Last month on Sunday, December 21st, many of us were going to holiday parties or baking cookies. But not the Weekend Wanderers Detecting Club. They went out hunting for treasure with their metal detectors. One member, Paul Coleman, almost didn’t go, because the cost of gas was straining his budget. In fact, he had to persuade his adult son and his son’s friend to join him and contribute gas money. Considering the treasure they uncovered on their outing, it’s apparent they made the right choice.
The group searched for treasure in a farmer’s field in Buckinghamshire, England. Coleman made several sweeps with his detector—not finding anything. In fact, he was just about to leave and go search elsewhere when he heard a ping. Very carefully, he began to dig.
“I began digging and for about 20 minutes I hadn’t found anything. Then my hand hit something hard and I found some lead. I thought, “This has been a waste of time,” Coleman explained.

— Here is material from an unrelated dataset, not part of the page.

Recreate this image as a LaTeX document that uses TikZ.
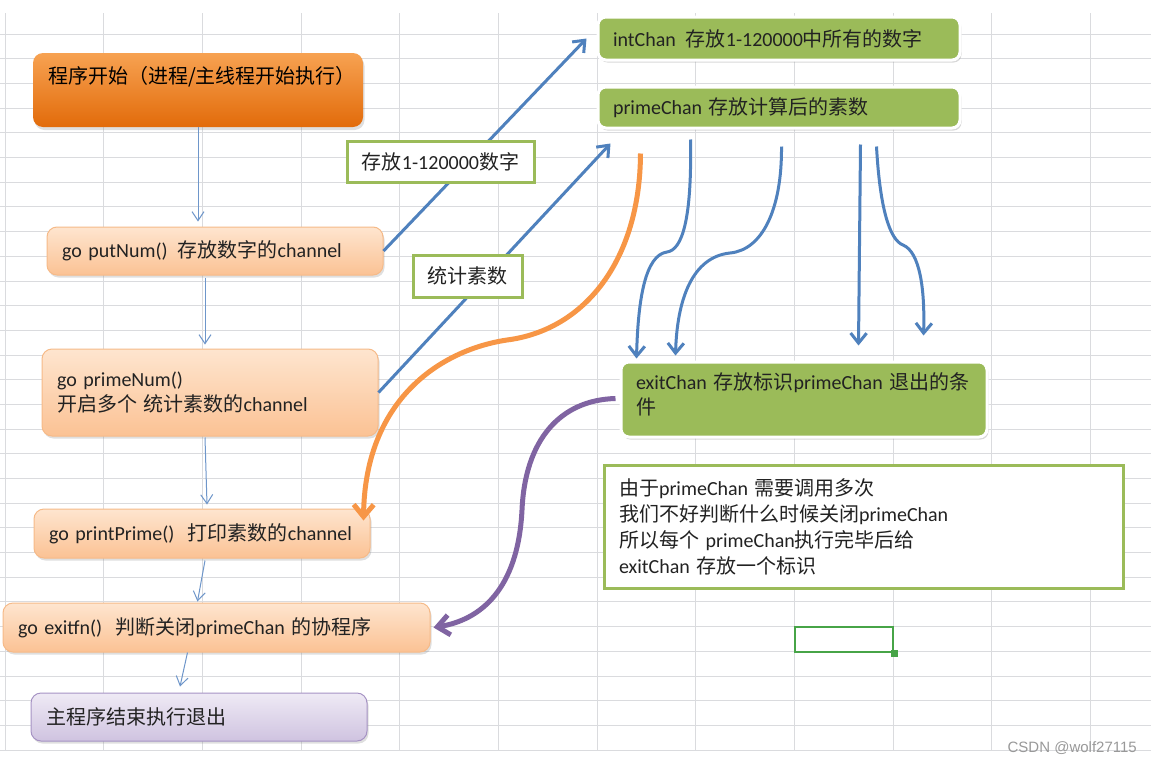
\documentclass[tikz,border=0pt]{standalone}
\usepackage{fontspec}
\setmainfont{Carlito}
\newfontfamily\cjk{Noto Sans CJK SC}
\newfontfamily\wmfont{Liberation Sans}
\usepackage{xcolor}
\usepackage{tikz}
\usetikzlibrary{arrows.meta,calc,shadows}

\newcommand{\zh}[1]{{\cjk #1}}

\definecolor{gridgray}{HTML}{DADBDE}
\definecolor{startTop}{HTML}{F7A252}
\definecolor{startBot}{HTML}{E26B0A}
\definecolor{taskTop}{HTML}{FEE5CF}
\definecolor{taskBot}{HTML}{FBC294}
\definecolor{taskLine}{HTML}{F6BA88}
\definecolor{endTop}{HTML}{EFEAF5}
\definecolor{endBot}{HTML}{CFC3E0}
\definecolor{endLine}{HTML}{A693C4}
\definecolor{chanGreen}{HTML}{9BBB59}
\definecolor{flowBlue}{HTML}{4F81BD}
\definecolor{thinBlue}{HTML}{6E96CA}
\definecolor{primeOrange}{HTML}{F79646}
\definecolor{exitPurple}{HTML}{8064A2}
\definecolor{cellGreen}{HTML}{47A447}
\definecolor{textDark}{HTML}{222222}

\begin{document}
\begin{tikzpicture}[x=1pt, y=-1pt,
  font=\fontsize{20}{25}\selectfont,
  gridline/.style={gridgray, line width=0.8pt},
  box/.style={rounded corners=10pt, inner xsep=15pt, inner ysep=0pt, align=left, text=textDark},
  task/.style={box, draw=taskLine, line width=1pt, top color=taskTop, bottom color=taskBot,
    drop shadow={shadow xshift=1.5pt, shadow yshift=-2.5pt, opacity=0.25}},
  chan/.style={box, rounded corners=8pt, fill=chanGreen, draw=white, line width=3pt,
    drop shadow={shadow xshift=1.5pt, shadow yshift=-2.5pt, opacity=0.3}},
  tag/.style={draw=chanGreen, line width=3pt, fill=white, inner sep=0pt, align=center, text=textDark},
  note/.style={tag, inner xsep=15pt, align=left},
  flow/.style={-{Straight Barb[length=9pt,width=12pt]}, thinBlue, line width=1pt},
  feed/.style={-{Straight Barb[length=10pt,width=16pt]}, flowBlue, line width=3pt},
  toprint/.style={-{Straight Barb[length=12pt,width=20pt]}, primeOrange, line width=5pt},
  toexit/.style={-{Straight Barb[length=12pt,width=20pt]}, exitPurple, line width=5pt}
]
\useasboundingbox[fill=white] (0,0) rectangle (1151,763);

\foreach \i in {0,...,11}
  \draw[gridline] ({5+98.67*\i},13) -- ({5+98.67*\i},750);
\foreach \j in {0,...,29}
  \draw[gridline] (0,{34+24.69*\j}) -- (1151,{34+24.69*\j});

\node[box, top color=startTop, bottom color=startBot, text=black,
  drop shadow={shadow xshift=1.5pt, shadow yshift=-3pt, opacity=0.25},
  minimum width=330pt, minimum height=74pt, text width=300pt, text height=16pt, text depth=30pt]
  (start) at (198,90) {\zh{程序开始（进程/主线程开始执行）}};
\node[task, minimum height=48pt, text width=306pt] (putNum) at (215,251)
  {\mbox{go putNum()~\,\zh{存放数字的}channel}};
\node[task, minimum height=87pt, text width=306pt] (primeNum) at (210,392.5)
  {go primeNum()\\\zh{开启多个 统计素数的}channel};
\node[task, minimum height=49pt, text width=306pt] (printPrime) at (202,533.5)
  {\mbox{go printPrime()~~\zh{打印素数的}channel}};
\node[task, minimum height=49pt, text width=397pt] (exitfn) at (216.5,627.5)
  {\mbox{go exitfn()~~\zh{判断关闭}primeChan \zh{的协程序}}};
\node[box, draw=endLine, line width=1pt, top color=endTop, bottom color=endBot,
  drop shadow={shadow xshift=1.5pt, shadow yshift=-2.5pt, opacity=0.25},
  minimum height=48pt, text width=306pt] (end) at (199,717) {\zh{主程序结束执行退出}};

\node[chan, minimum height=43pt, text width=332pt] (intChan) at (779,38.5)
  {\mbox{intChan~\,\zh{存放}1-120000\zh{中所有的数字}}};
\node[chan, minimum height=41pt, text width=332pt] (primeChan) at (779,107.5)
  {primeChan \zh{存放计算后的素数}};
\node[chan, minimum height=75pt, text width=336pt, text depth=37pt] (exitChan) at (804,399.5)
  {exitChan \zh{存放标识}primeChan \zh{退出的条}\\\zh{件}};

\node[note, minimum height=123pt, text width=489pt, font=\fontsize{20}{26}\selectfont] (why) at (863.5,526.5)
  {\zh{由于}primeChan \zh{需要调用多次}\\\zh{我们不好判断什么时候关闭}primeChan\\\zh{所以每个} primeChan\zh{执行完毕后给}\\exitChan \zh{存放一个标识}};

\node[draw=cellGreen, line width=2.5pt, minimum width=98pt, minimum height=25pt, inner sep=0pt] (sel) at (844,639.5) {};
\fill[cellGreen] (sel.south east) +(-3.5,-3.5) rectangle +(3.5,3.5);

\draw[flow, shorten >=5pt] (start.south) -- (start.south |- putNum.north);
\draw[flow] ($(putNum.south)+(-10,2)$) -- ($(primeNum.north)+(-5,-4)$);
\draw[flow] ($(primeNum.south)+(-5,1)$) -- ($(printPrime.north)+(5,-4)$);
\draw[flow] ($(printPrime.south)+(3,2)$) -- ($(exitfn.north)+(-19,-1)$);
\draw[flow] ($(exitfn.south)+(-29,0)$) -- ($(end.north)+(-19,-6)$);

\draw[feed] (putNum.east) -- ($(intChan.west)+(-10,0)$);
\draw[feed] (primeNum.east) -- ($(primeChan.south west)+(14,14)$);

\draw[toprint] ($(primeChan.south west)+(44,24)$) .. controls (640,260) and (585,330) .. (507,340)
  .. controls (440,350) and (365,400) .. ($(printPrime.east)+(-7,-13)$);

\draw[feed] ($(primeChan.south west)+(94,10)$) .. controls (692,220) and (682,250) .. (667,252)
  .. controls (645,255) and (638,300) .. ($(exitChan.north west)+(17,-2)$);
\draw[feed] ($(primeChan.south west)+(185,17)$) .. controls (782,210) and (762,250) .. (730,253)
  .. controls (692,257) and (677,300) .. ($(exitChan.north west)+(56,-5)$);
\draw[feed] ($(primeChan.south west)+(264,15)$) -- ($(exitChan.north west)+(239,-15)$);
\draw[feed] ($(primeChan.south west)+(280,17)$) .. controls (880,210) and (890,240) .. (903,245)
  .. controls (920,252) and (925,290) .. ($(exitChan.north west)+(304,-25)$);

\draw[toexit] ($(exitChan.west)+(-4,-1)$) .. controls (560,400) and (525,440) .. (522,510)
  .. controls (518,590) and (480,620) .. ($(exitfn.east)+(3,0)$);

\node[tag, minimum width=187pt, minimum height=41pt] (putTag) at (440.5,161.5) {\zh{存放}1-120000\zh{数字}};
\node[tag, minimum width=109pt, minimum height=42pt] (primeTag) at (467.5,276) {\zh{统计素数}};

\node[anchor=east, text=black!40, font=\wmfont\fontsize{15}{15}\selectfont, inner sep=0pt] (mark) at (1137,748) {CSDN @wolf27115};
\end{tikzpicture}
\end{document}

“But in the next mound of soil I moved, I saw a shiny disc and I knew instantly it was a coin. I bent down to pick it up and I could see lots of discs—one I identified as a Saxon coin. I couldn’t believe it.”
Luckily for Coleman, the Weekend Wanderers had come prepared. An archeologist had come along for the event to help identify and catalog any significant finds. The archeologist in attendance was Ros Tyrrell, the Finds Liaison Officer for Buckinghamshire. Tyrrell was able to confirm Coleman’s hypothesis that the astonishingly well-preserved coins were Anglo-Saxon immediately.
The hoard, which contains 5,251 silver coins, appears to be around 1,000 years old. Judging by the rulers featured on the coins, they were minted during the reigns of Ethelred the Unready (978-1016) and Canute (1016-1035). Archeologists think the coins were most likely minted at the nearby Buckingham Mint. Some numismatic experts estimate the immaculate coins could be worth close to $400 a piece, which would make the hoard worth a lot more than $1.5 million. In addition to what they already know, archeologists think there’s more to learn from this incredibly significant find.
“This is one of the largest hoards of Anglo-Saxon coins ever found in Britain,” a spokesman for the nearby Bucks County Museum stated. “…and when the coins have been properly identified and dated, we may be able to guess at why such a great treasure was buried.”
Experts are calling this find as significant as the discovery of 2009’s Staffordshire Hoard, which contained over 3,000 gold coins, garnets, and a number of other Anglo-Saxon items. The wonderful condition of the Buckinghamshire Hoard, coupled with its proper extraction, will make these coins a rich resource for history buffs all over the world for years to come.